Do not repeat pictures. Repeat exactly the lines of the listing below from its first line through the line with "154.4, 155.8, 157.2];".

DATA:
----------
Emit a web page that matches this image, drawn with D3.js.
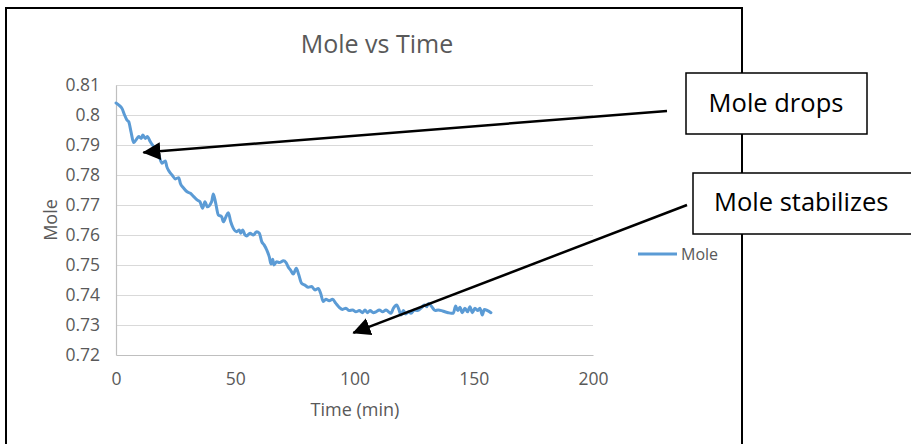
<!DOCTYPE html>
<html>
<head>
<meta charset="utf-8">
<script src="https://cdn.jsdelivr.net/npm/d3@7"></script>
<style>
  html, body { margin: 0; padding: 0; background: #fff; }
  svg { display: block; }
  text { font-family: "Open Sans", "Liberation Sans", sans-serif; }
</style>
</head>
<body>
<svg id="chart" width="911" height="444"></svg>
<script>
// Time in minutes
const timeMin = [0, 1.2, 2.5, 3.6, 4.6, 5.3, 6.3, 7.4, 8.4, 9.5, 10.6, 11.2, 12.3, 13.1, 14.4, 15.8,
  17.9, 19.3, 20.7, 21.3, 22.4, 23.5, 24.9, 26.3, 27.0, 28.4, 29.8, 31.2, 32.6, 34.0, 35.2, 36.3,
  37.3, 38.3, 40.1, 40.8, 41.8, 42.9, 44.3, 45.0, 46.1, 47.1, 48.1, 49.2, 50.6, 51.7, 52.3, 53.1,
  54.1, 54.8, 56.2, 57.6, 59.0, 60.1, 61.1, 62.1, 63.2, 64.3, 65.0, 65.7, 66.2, 67.4, 68.5, 70.2,
  71.3, 72.3, 73.2, 74.3, 75.6, 76.6, 77.8, 79.2, 80.6, 82.0, 83.4, 84.8, 85.8, 86.9, 88.0, 89.4,
  90.8, 92.2, 93.6, 95.0, 96.4, 97.8, 99.2, 100.6, 102.0, 103.4, 104.4, 105.4, 106.5, 107.9, 109.0,
  110.4, 111.8, 113.2, 114.0, 115.3, 116.3, 117.7, 118.6, 119.5, 120.5, 121.5, 122.6, 123.7, 125.1,
  126.5, 127.9, 129.3, 130.3, 131.0, 132.4, 133.8, 135.1, 136.5, 137.9, 139.3, 140.5, 141.4, 142.4,
  143.3, 144.2, 145.2, 146.3, 147.4, 148.4, 149.4, 150.5, 151.6, 152.6, 153.6, 154.4, 155.8, 157.2];

// Mole readings
const moleValues = [0.8040, 0.8033, 0.8022, 0.8000, 0.7983, 0.7978, 0.7944, 0.7908, 0.7917, 0.7928,
  0.7922, 0.7933, 0.7922, 0.7928, 0.7911, 0.7894, 0.7867, 0.7839, 0.7847, 0.7828, 0.7811, 0.7800,
  0.7787, 0.7791, 0.7772, 0.7756, 0.7744, 0.7739, 0.7728, 0.7717, 0.7711, 0.7689, 0.7711, 0.7694,
  0.7711, 0.7737, 0.7706, 0.7667, 0.7661, 0.7644, 0.7661, 0.7674, 0.7644, 0.7622, 0.7611, 0.7617,
  0.7606, 0.7617, 0.7600, 0.7597, 0.7606, 0.7600, 0.7611, 0.7606, 0.7578, 0.7567, 0.7550, 0.7526,
  0.7503, 0.7519, 0.7500, 0.7511, 0.7508, 0.7514, 0.7508, 0.7492, 0.7483, 0.7470, 0.7489, 0.7468,
  0.7439, 0.7433, 0.7426, 0.7428, 0.7417, 0.7422, 0.7406, 0.7378, 0.7386, 0.7381, 0.7386, 0.7372,
  0.7359, 0.7352, 0.7356, 0.7348, 0.7350, 0.7344, 0.7348, 0.7341, 0.7350, 0.7341, 0.7348, 0.7341,
  0.7344, 0.7350, 0.7344, 0.7350, 0.7346, 0.7339, 0.7356, 0.7367, 0.7352, 0.7333, 0.7348, 0.7337,
  0.7344, 0.7339, 0.7350, 0.7348, 0.7356, 0.7367, 0.7361, 0.7372, 0.7361, 0.7348, 0.7350, 0.7348,
  0.7344, 0.7341, 0.7339, 0.7339, 0.7363, 0.7348, 0.7359, 0.7341, 0.7356, 0.7344, 0.7361, 0.7341,
  0.7356, 0.7348, 0.7356, 0.7333, 0.7352, 0.7348, 0.7341];

const xTicks = [0, 50, 100, 150, 200];
const yTicks = [0.72, 0.73, 0.74, 0.75, 0.76, 0.77, 0.78, 0.79, 0.80, 0.81];
const yTickLabels = ["0.72", "0.73", "0.74", "0.75", "0.76", "0.77", "0.78", "0.79", "0.8", "0.81"];

const chartTitle = "Mole vs Time";
const xTitle = "Time (min)";
const yTitle = "Mole";
const seriesName = "Mole";

// Callouts: label and the data point each arrow points at
const callouts = [
  { label: "Mole drops", t: 11.5, v: 0.7875 },
  { label: "Mole stabilizes", t: 99.5, v: 0.7274 }
];

const data = timeMin.map((t, i) => ({ t, v: moleValues[i] }));

const svg = d3.select("#chart");
const textColor = "#595959";
const lineColor = "#5B9BD5";

const x = d3.scaleLinear().domain([0, 200]).range([116, 593]);
const y = d3.scaleLinear().domain([0.72, 0.81]).range([355, 85]);

// Outer chart frame
svg.append("rect")
  .attr("x", 6).attr("y", 8)
  .attr("width", 736).attr("height", 460)
  .attr("fill", "#fff")
  .attr("stroke", "#000").attr("stroke-width", 2);

// Horizontal gridlines
svg.append("g")
  .selectAll("line")
  .data(yTicks.slice(1))
  .join("line")
  .attr("x1", x(0)).attr("x2", x(200))
  .attr("y1", d => Math.round(y(d)) + 0.5).attr("y2", d => Math.round(y(d)) + 0.5)
  .attr("stroke", "#D9D9D9").attr("stroke-width", 1);

// Y axis
const yAxis = svg.append("g")
  .attr("transform", `translate(${x(0)},0)`)
  .call(d3.axisLeft(y).tickValues(yTicks).tickSize(0).tickPadding(16)
    .tickFormat((d, i) => yTickLabels[i]));
yAxis.select(".domain").attr("stroke", "#BFBFBF").attr("stroke-width", 1.2);
yAxis.selectAll("text")
  .attr("fill", textColor)
  .style("font-size", "17.5px");

// X axis
const xAxis = svg.append("g")
  .attr("transform", `translate(0,${y(0.72)})`)
  .call(d3.axisBottom(x).tickValues(xTicks).tickSize(0).tickPadding(18)
    .tickFormat(d3.format("d")));
xAxis.select(".domain").attr("stroke", "#BFBFBF").attr("stroke-width", 1.2);
xAxis.selectAll("text")
  .attr("fill", textColor)
  .style("font-size", "17.5px");

// Titles
svg.append("text")
  .attr("x", 377).attr("y", 53)
  .attr("text-anchor", "middle")
  .attr("fill", textColor)
  .style("font-size", "25px")
  .text(chartTitle);

svg.append("text")
  .attr("x", 355).attr("y", 416)
  .attr("text-anchor", "middle")
  .attr("fill", textColor)
  .style("font-size", "18px")
  .text(xTitle);

svg.append("text")
  .attr("transform", "translate(57,220) rotate(-90)")
  .attr("text-anchor", "middle")
  .attr("fill", textColor)
  .style("font-size", "18px")
  .text(yTitle);

// Series line
svg.append("path")
  .datum(data)
  .attr("fill", "none")
  .attr("stroke", lineColor)
  .attr("stroke-width", 3)
  .attr("stroke-linejoin", "round")
  .attr("stroke-linecap", "round")
  .attr("d", d3.line().curve(d3.curveMonotoneX).x(d => x(d.t)).y(d => y(d.v)));

// Legend
const legend = svg.append("g").attr("transform", "translate(638,254)");
legend.append("line")
  .attr("x1", 0).attr("x2", 39).attr("y1", 0).attr("y2", 0)
  .attr("stroke", lineColor).attr("stroke-width", 3);
legend.append("text")
  .attr("x", 43).attr("y", 6)
  .attr("fill", textColor)
  .style("font-size", "16px")
  .text(seriesName);

// Callout boxes
const boxes = [
  { x: 686, y: 73, w: 181, h: 61, tx: 776, ty: 112, anchor: "middle", ax: 667, ay: 111 },
  { x: 693, y: 173, w: 240, h: 61, tx: 714, ty: 211, anchor: "start", ax: 687, ay: 205 }
];

svg.append("defs").append("marker")
  .attr("id", "arrowhead")
  .attr("viewBox", "0 0 18 18")
  .attr("refX", 17).attr("refY", 9)
  .attr("markerWidth", 18).attr("markerHeight", 18)
  .attr("markerUnits", "userSpaceOnUse")
  .attr("orient", "auto")
  .append("path")
  .attr("d", "M0,0 L18,9 L0,18 Z")
  .attr("fill", "#000");

callouts.forEach((c, i) => {
  const b = boxes[i];
  svg.append("line")
    .attr("x1", b.ax).attr("y1", b.ay)
    .attr("x2", x(c.t)).attr("y2", y(c.v))
    .attr("stroke", "#000").attr("stroke-width", 2.5)
    .attr("marker-end", "url(#arrowhead)");
  svg.append("rect")
    .attr("x", b.x).attr("y", b.y).attr("width", b.w).attr("height", b.h)
    .attr("fill", "#fff").attr("stroke", "#000").attr("stroke-width", 1.5);
  svg.append("text")
    .attr("x", b.tx).attr("y", b.ty)
    .attr("text-anchor", b.anchor)
    .attr("fill", "#000")
    .style("font-size", "25.5px")
    .text(c.label);
});
</script>
</body>
</html>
----------
OUTPUT OF THE TASK:
Emit a web page that matches this image, drawn with D3.js.
<!DOCTYPE html>
<html>
<head>
<meta charset="utf-8">
<script src="https://cdn.jsdelivr.net/npm/d3@7"></script>
<style>
  html, body { margin: 0; padding: 0; background: #fff; }
  svg { display: block; }
  text { font-family: "Open Sans", "Liberation Sans", sans-serif; }
</style>
</head>
<body>
<svg id="chart" width="911" height="444"></svg>
<script>
// Time in minutes
const timeMin = [0, 1.2, 2.5, 3.6, 4.6, 5.3, 6.3, 7.4, 8.4, 9.5, 10.6, 11.2, 12.3, 13.1, 14.4, 15.8,
  17.9, 19.3, 20.7, 21.3, 22.4, 23.5, 24.9, 26.3, 27.0, 28.4, 29.8, 31.2, 32.6, 34.0, 35.2, 36.3,
  37.3, 38.3, 40.1, 40.8, 41.8, 42.9, 44.3, 45.0, 46.1, 47.1, 48.1, 49.2, 50.6, 51.7, 52.3, 53.1,
  54.1, 54.8, 56.2, 57.6, 59.0, 60.1, 61.1, 62.1, 63.2, 64.3, 65.0, 65.7, 66.2, 67.4, 68.5, 70.2,
  71.3, 72.3, 73.2, 74.3, 75.6, 76.6, 77.8, 79.2, 80.6, 82.0, 83.4, 84.8, 85.8, 86.9, 88.0, 89.4,
  90.8, 92.2, 93.6, 95.0, 96.4, 97.8, 99.2, 100.6, 102.0, 103.4, 104.4, 105.4, 106.5, 107.9, 109.0,
  110.4, 111.8, 113.2, 114.0, 115.3, 116.3, 117.7, 118.6, 119.5, 120.5, 121.5, 122.6, 123.7, 125.1,
  126.5, 127.9, 129.3, 130.3, 131.0, 132.4, 133.8, 135.1, 136.5, 137.9, 139.3, 140.5, 141.4, 142.4,
  143.3, 144.2, 145.2, 146.3, 147.4, 148.4, 149.4, 150.5, 151.6, 152.6, 153.6, 154.4, 155.8, 157.2];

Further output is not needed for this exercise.